1989 single by the B-52's

"Roam" is a song by American new wave band the B-52's released as the third single from their fifth studio album, Cosmic Thing (1989). The vocals are sung by Kate Pierson and Cindy Wilson. The B-52's worked with a co-writer, Robert Waldrop, who penned the lyrics. Released as a single in 1989, "Roam" peaked at number three on the US Billboard Hot 100 and entered the top 10 in Canada, Ireland, and New Zealand.

==Release==
The "Roam" single was released with a variety of remixes as well as live tracks recorded at Cleveland Music Hall.

==Reception==
"Roam" became the band's second and final US top-10 hit, peaking at number three on the Billboard Hot 100 in March 1990 and spending 20 weeks on the chart. It was certified gold by the Recording Industry Association of America (RIAA) in April 1990. Worldwide, the song became a top-10 success in Canada, Ireland, and New Zealand, peaking at numbers four, nine, and two, respectively. In February 1991, the B-52's were nominated for a Grammy Award for Best Pop Vocal Performance by a Duo or Group for "Roam".

==Music video==
The music video for "Roam" was directed by Adam Bernstein and produced by Jonna Mattingly, with Zack Winestine serving as the director of photography.

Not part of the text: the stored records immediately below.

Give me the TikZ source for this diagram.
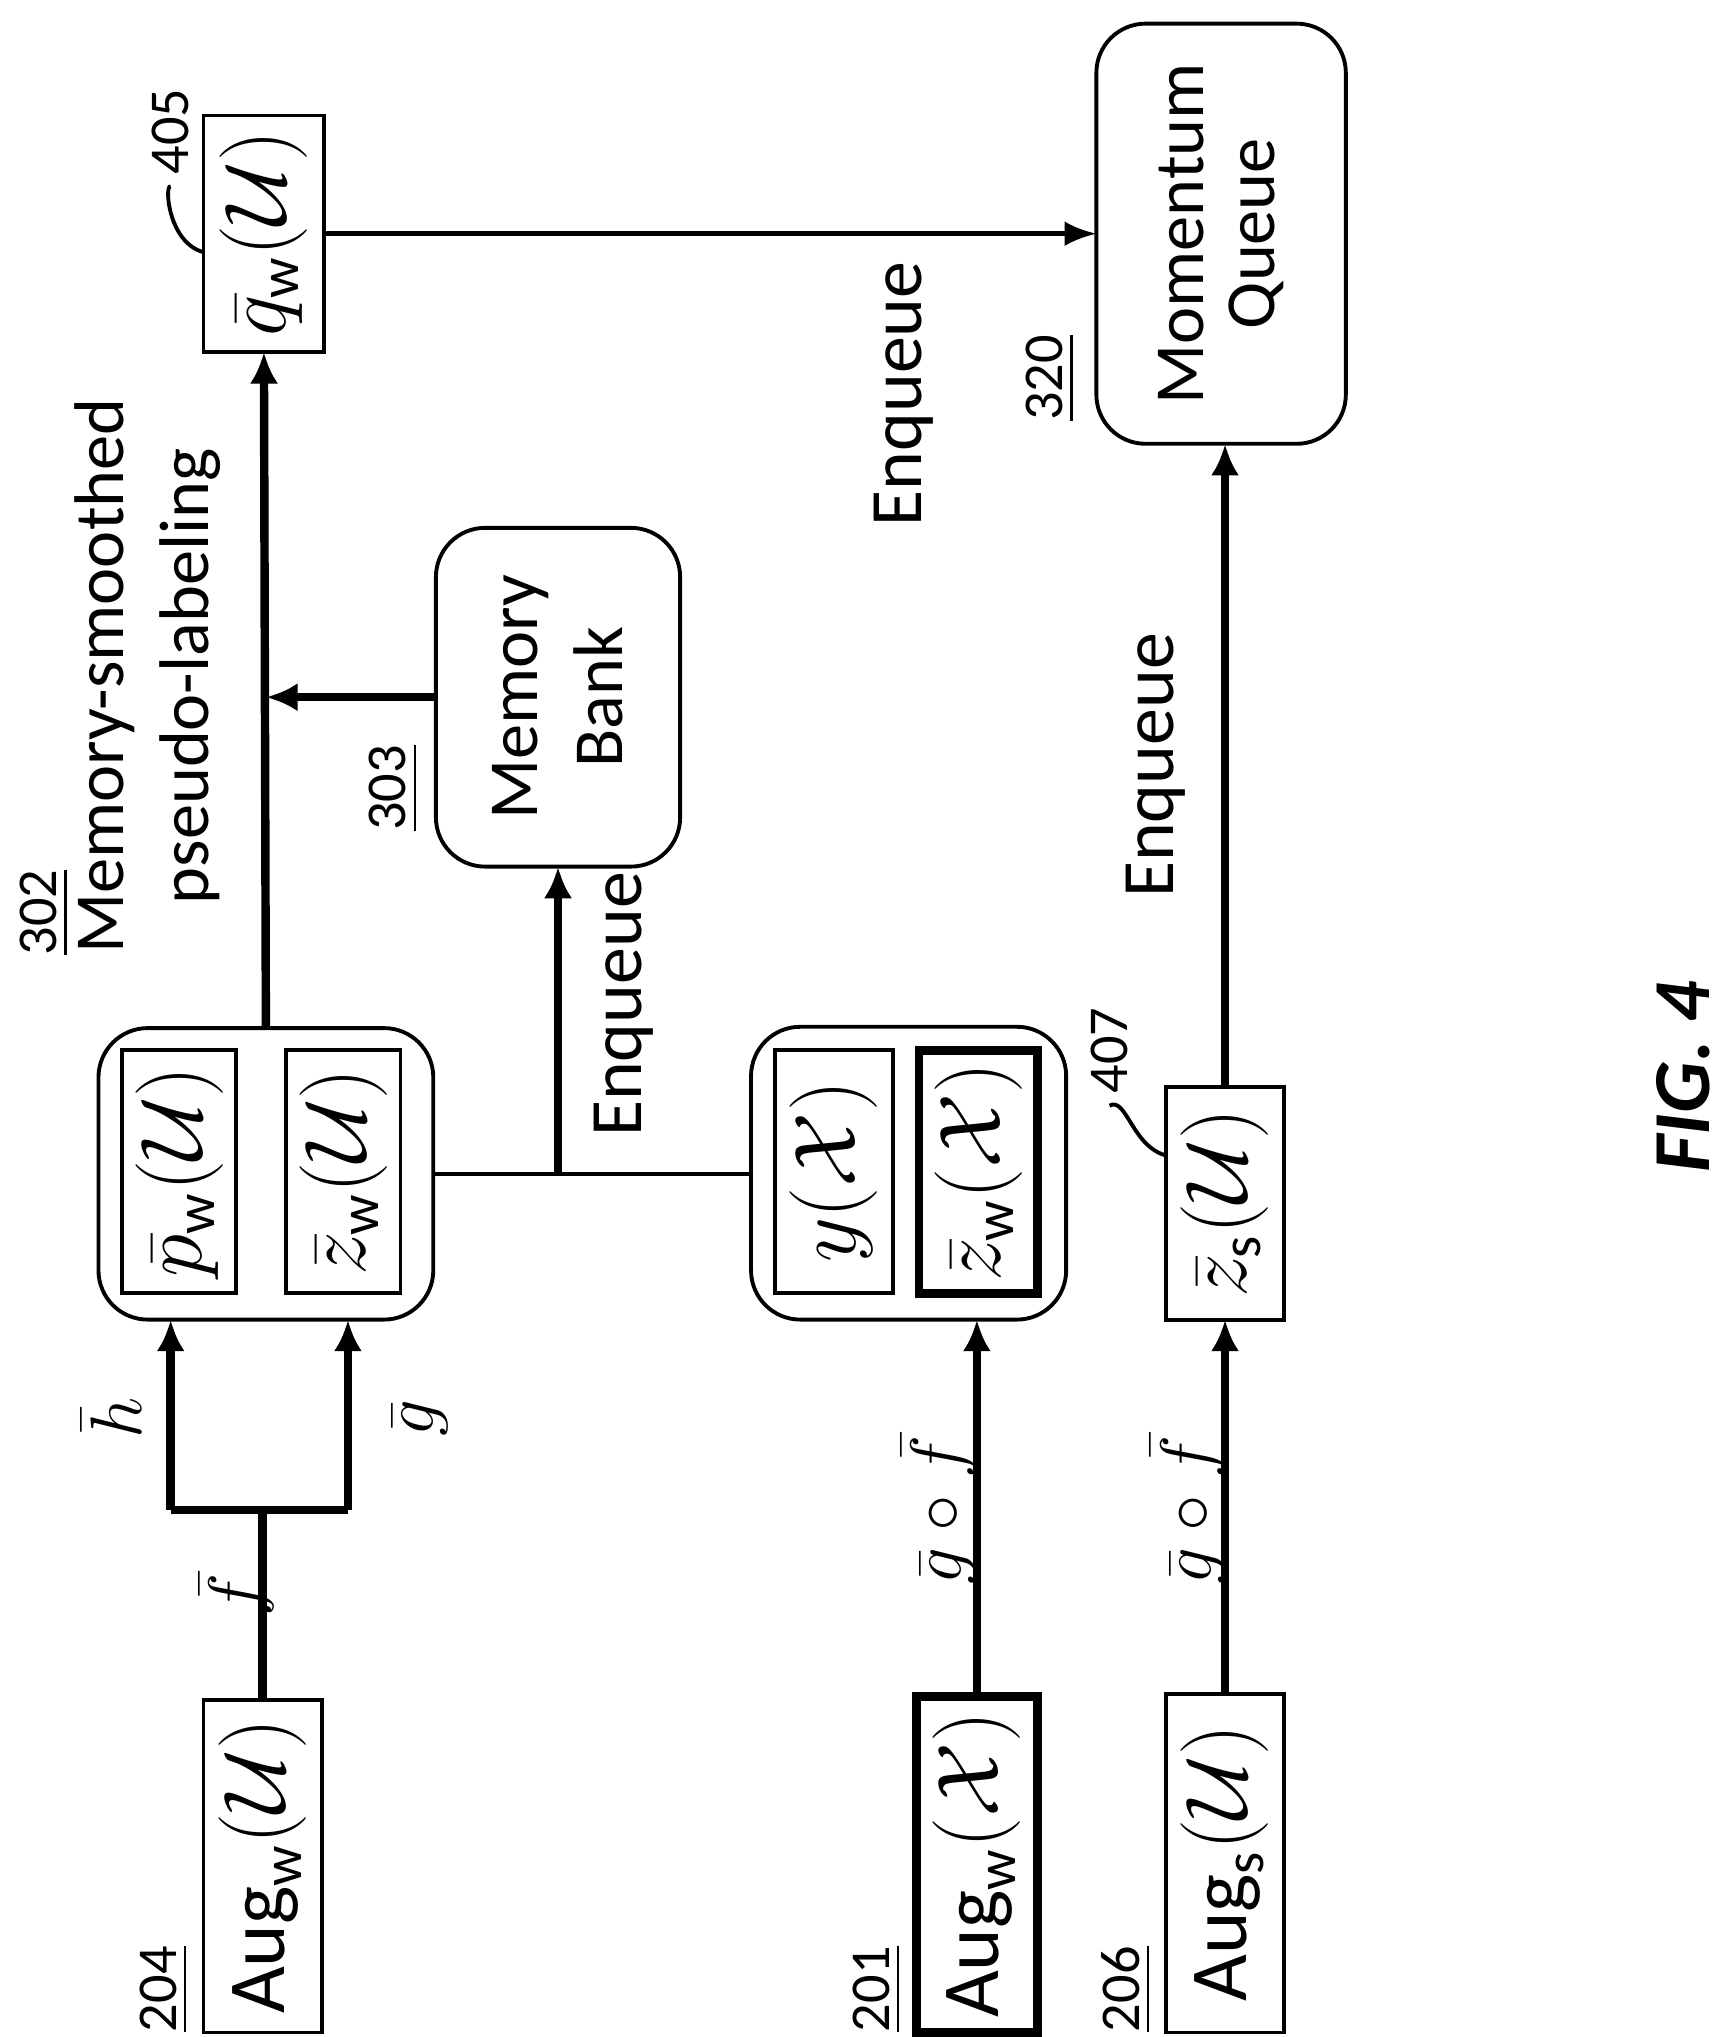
\documentclass[tikz,border=0pt]{standalone}
\usepackage{fontspec}
\usepackage{amsmath}
\setmainfont{Carlito}
\setsansfont{Carlito}
\usetikzlibrary{arrows.meta}
\def\u{0.01313cm}
\begin{document}
\begin{tikzpicture}[x=\u,y=-\u,
  bx/.style={draw,line width=1.1pt,inner sep=0,outer sep=0,rotate=90,font=\fontsize{23}{27}\selectfont},
  thk/.style={line width=2.4pt},
  rnd/.style={rounded corners=14pt},
  ln/.style={line width=1.1pt},
  ar/.style={line width=2.4pt,-{Latex[length=9pt,width=8pt]}},
  arthin/.style={line width=1.3pt,-{Latex[length=9pt,width=7pt]}},
  lab/.style={rotate=90,font=\fontsize{22}{26}\selectfont},
  big/.style={rotate=90,font=\fontsize{21}{25}\selectfont},
  num/.style={rotate=90,font=\fontsize{16}{19}\selectfont}]
\useasboundingbox (0,0) rectangle (1320.6,1551.4);
\newcommand{\B}[6]{\node[bx,#6,minimum width={#4*\u},minimum height={#3*\u}] (#1) at #2 {#5};}
\B{aug1}{(200,1421.5)}{90}{253}{$\mathrm{Aug}_{\mathrm{w}}(\mathcal{U})$}{}
\B{aug2}{(744,1420)}{92}{256}{$\mathrm{Aug}_{\mathrm{w}}(\mathcal{X})$}{thk}
\B{aug3}{(933,1419)}{90}{258}{$\mathrm{Aug}_{\mathrm{s}}(\mathcal{U})$}{}
\B{g1}{(202.5,894)}{255}{222}{}{rnd}
\B{p1}{(136.5,892.5)}{87}{185}{$\bar{p}_{\mathrm{w}}(\mathcal{U})$}{}
\B{z1}{(261.5,892.5)}{87}{185}{$\bar{z}_{\mathrm{w}}(\mathcal{U})$}{}
\B{g2}{(692,893.5)}{240}{223}{}{rnd}
\B{y2}{(635,892.5)}{90}{185}{$y(\mathcal{X})$}{}
\B{z2}{(745,892.5)}{90}{185}{$\bar{z}_{\mathrm{w}}(\mathcal{X})$}{thk}
\B{zs}{(933,916.5)}{90}{177}{$\bar{z}_{\mathrm{s}}(\mathcal{U})$}{}
\B{qw}{(201,178)}{92}{180}{$\bar{q}_{\mathrm{w}}(\mathcal{U})$}{}
\B{mb}{(425,531)}{186}{258}{\shortstack{Memory\\[4pt]Bank}}{rnd,font=\fontsize{20}{24}\selectfont}
\B{mq}{(930,178)}{190}{320}{\shortstack{Momentum\\[4pt]Queue}}{rnd,font=\fontsize{20}{24}\selectfont}
% labels
\node[num] (n204) at (125,1515) {\underline{204}};
\node[num] (n201) at (668,1515) {\underline{201}};
\node[num] (n206) at (858,1515) {\underline{206}};
\node[num] (n303) at (300,600) {\underline{303}};
\node[num] (n320) at (800,288) {\underline{320}};
\node[num] (n302) at (34,695) {\underline{302}};
\node[big,font=\fontsize{20}{24}\selectfont] (t302a) at (80,515) {Memory-smoothed};
\node[big,font=\fontsize{20}{24}\selectfont] (t302b) at (145,515) {pseudo-labeling};
\node[num] (n405) at (130,100) {405};
\node[num] (n407) at (845,800) {407};
\draw[ln] (155,192) .. controls (128,185) and (125,140) .. (n405.west);
\draw[ln] (888,880) .. controls (862,873) and (858,835) .. (n407.west);
% connectors
\coordinate (j1) at (200,1150);
\coordinate (jL) at (130,1150);
\coordinate (jR) at (265,1150);
\draw[thk] (aug1.east) -- (j1);
\draw[thk] (jL) -- (jR);
\draw[ar] (jL) -- (jL |- g1.west);
\draw[ar] (jR) -- (jR |- g1.west);
\draw[ar] (aug2.east) -- (g2.west -| aug2.east);
\draw[ar] (aug3.east) -- (zs.west);
\draw[ar] (g1.east) -- (qw.west);
\draw[ar] (mb.north) -- (g1.east |- mb.north);
\coordinate (jm) at (mb.west |- g1.south);
\draw[ln] (g1.south) -- (g2.north |- g1.south);
\draw[ar] (jm) -- (mb.west);
\draw[ar] (zs.east) -- (zs.east |- mq.west);
\draw[arthin] (qw.south) -- (qw.south -| mq.north);
% edge labels
\node[lab] (lf) at (180,1215) {$\bar{f}$};
\node[lab] (lh) at (85,1080) {$\bar{h}$};
\node[lab] (lg) at (320,1080) {$\bar{g}$};
\node[lab] (lgf1) at (715,1150) {$\bar{g}\circ\bar{f}$};
\node[lab] (lgf2) at (905,1150) {$\bar{g}\circ\bar{f}$};
\node[big] (e1) at (475,765) {Enqueue};
\node[big] (e2) at (880,583) {Enqueue};
\node[big] (e3) at (688,300) {Enqueue};
\node[rotate=90,font=\fontsize{23}{26}\selectfont\bfseries\itshape] (fig) at (1282,820) {FIG. 4};
\end{tikzpicture}
\end{document}
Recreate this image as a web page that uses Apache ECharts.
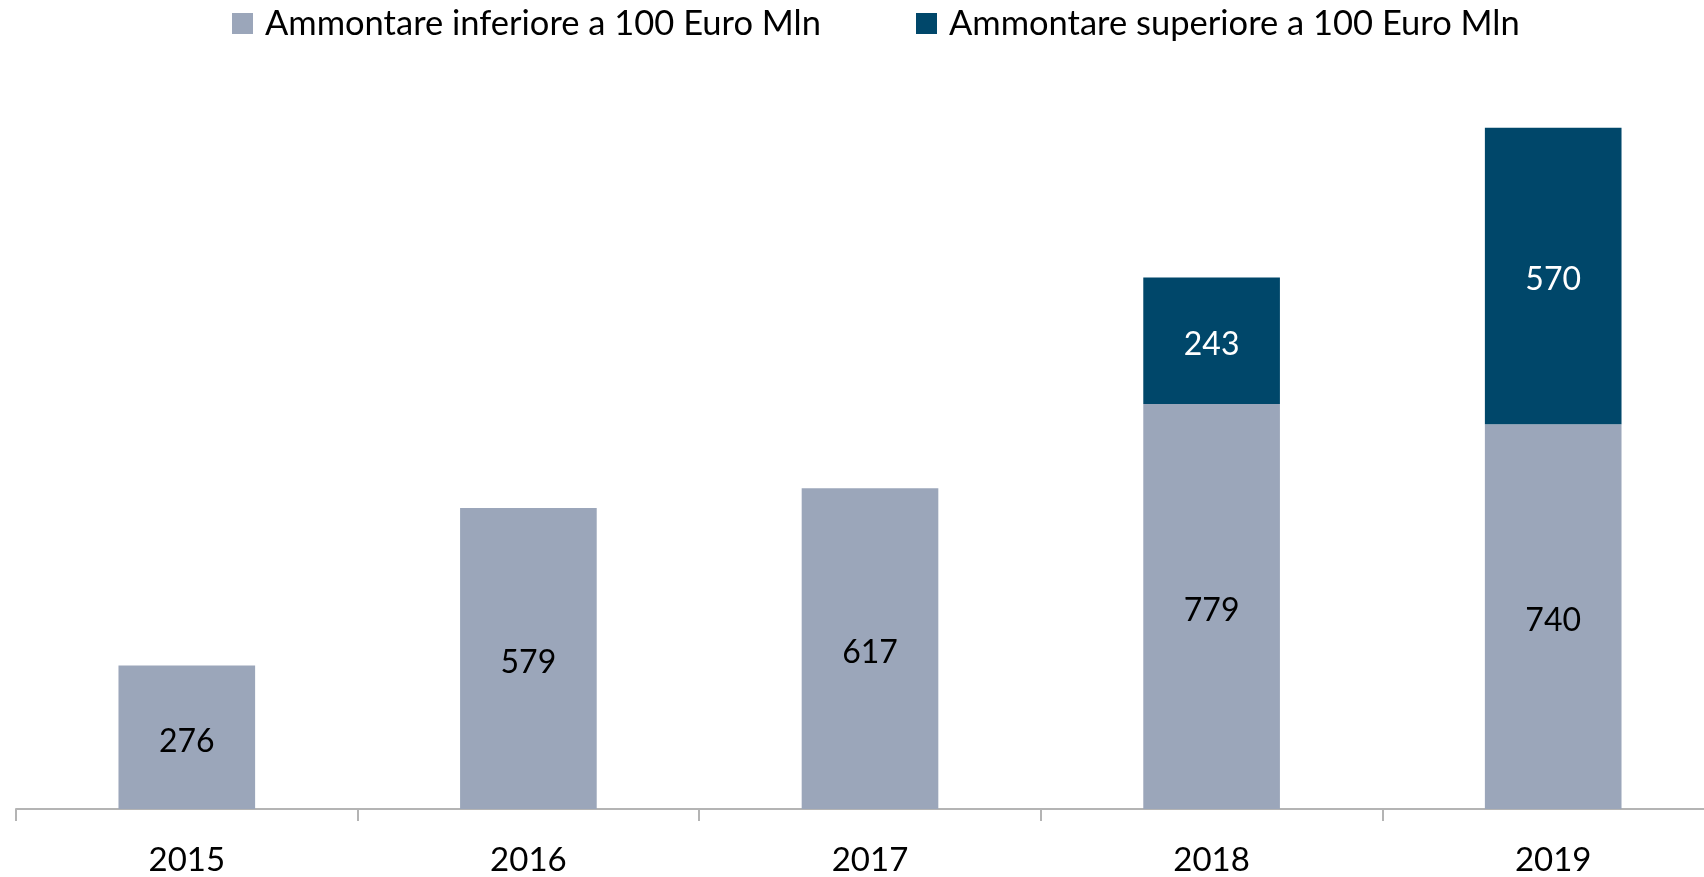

Filmed in New York City, the video contains plentiful animations and stock footage.

==Track listings==

US maxi-CD single
1. "Roam" (7-inch remix) – 5:11
2. "Roam" (radio mix) – 4:13
3. "Roam" (12-inch remix) – 8:17
4. "Bushfire" (LP version) – 4:56
5. "Roam" (extended remix) – 5:25
6. "Roam" (instrumental) – 5:27

US and Australian 12-inch single
A1. "Roam" (extended remix) – 5:27
A2. "Roam" (instrumental) – 5:25
B1. "Roam" (12-inch remix) – 8:17
B2. "Bushfire" (LP version) – 4:56

US 7-inch and cassette single
A. "Roam" (edit) – 4:05
B. "Bushfire" (LP version) – 4:56

UK 7-inch, CD, and cassette single
1. "Roam" (edit)
2. "Whammy Kiss" (live)
3. "Dance This Mess Around" (live)

UK 12-inch single
A1. "Roam" (radio mix) – 4:13
A2. "Roam" (12-inch remix) – 8:17
B1. "Roam" (12-inch extended mix) – 5:25

==Credits and personnel==
Credits are lifted from the Cosmic Thing album booklet.

Studios
- Recorded digitally and mixed analog at Skyline Studios (New York City)
- Mastered at Masterdisk (New York City)

Personnel

- The B-52's – music
  - Fred Schneider
  - Cindy Wilson – vocals
  - Kate Pierson – vocals
  - Keith Strickland – guitar
- Robert Waldrop – lyrics
- Sara Lee – bass guitar
- Richard Hilton – keyboard, programming
- Leroy Clouden – drums
- Nile Rodgers – production, mixing
- Budd Tunick – production management
- Tom Durack – mixing, engineering
- Ed Brooks – second engineering
- Keith Freedman – second engineering
- Paul Angelli – second engineering
- Patrick Dillett – second engineering
- Bob Ludwig – mastering

==Charts==

===Weekly charts===

| Chart (1989–1990) | Peak position |
|---|---|
| Australia (ARIA) | 11 |
| Canada Top Singles (RPM) | 4 |
| Canada Dance/Urban (RPM) | 13 |
| Europe (Eurochart Hot 100) | 40 |
| Germany (GfK) | 40 |
| Ireland (IRMA) | 9 |
| Luxembourg (Radio Luxembourg) | 12 |
| New Zealand (Recorded Music NZ) | 2 |
| UK Singles (Official Charts) | 17 |
| US Billboard Hot 100 | 3 |
| US Alternative Airplay (Billboard) | 6 |
| US Dance Club Songs (Billboard) | 10 |
| US Dance Singles Sales (Billboard) | 10 |
| US Cash Box Top 100 | 3 |

===Year-end charts===

| Chart (1990) | Position |
|---|---|
| Australia (ARIA) | 68 |
| Canada Top Singles (RPM) | 45 |
| New Zealand (RIANZ) | 45 |
| US Billboard Hot 100 | 40 |
| US Modern Rock Tracks (Billboard) | 25 |
| US Cash Box Top 100 | 36 |

==Certifications==

| Region | Certification | Certified units/sales |
| Australia (ARIA) | Gold | 35,000^{^} |
| United States (RIAA) | Gold | 500,000^{^} |
^{^} Shipments figures based on certification alone.

==Release history==

Region: Date; Format(s); Label(s); Ref.
United States: 1989; 7-inch vinyl; 12-inch vinyl; CD; cassette;; Reprise
Australia: February 5, 1990; 7-inch vinyl; 12-inch vinyl; cassette;
March 26, 1990: CD
Japan: April 25, 1990; Mini-album (with "Love Shack")

==Cover versions==
In 2023 the Bonvoy loyalty program for Marriott International released a series of ads featuring re-recorded and remixed versions of the song as part of their "Roam Around the World" campaign. The songs were produced by W Hotels Global music director Leah Chisholm (aka LP Giobbi) and featured vocals by Amelia Rae.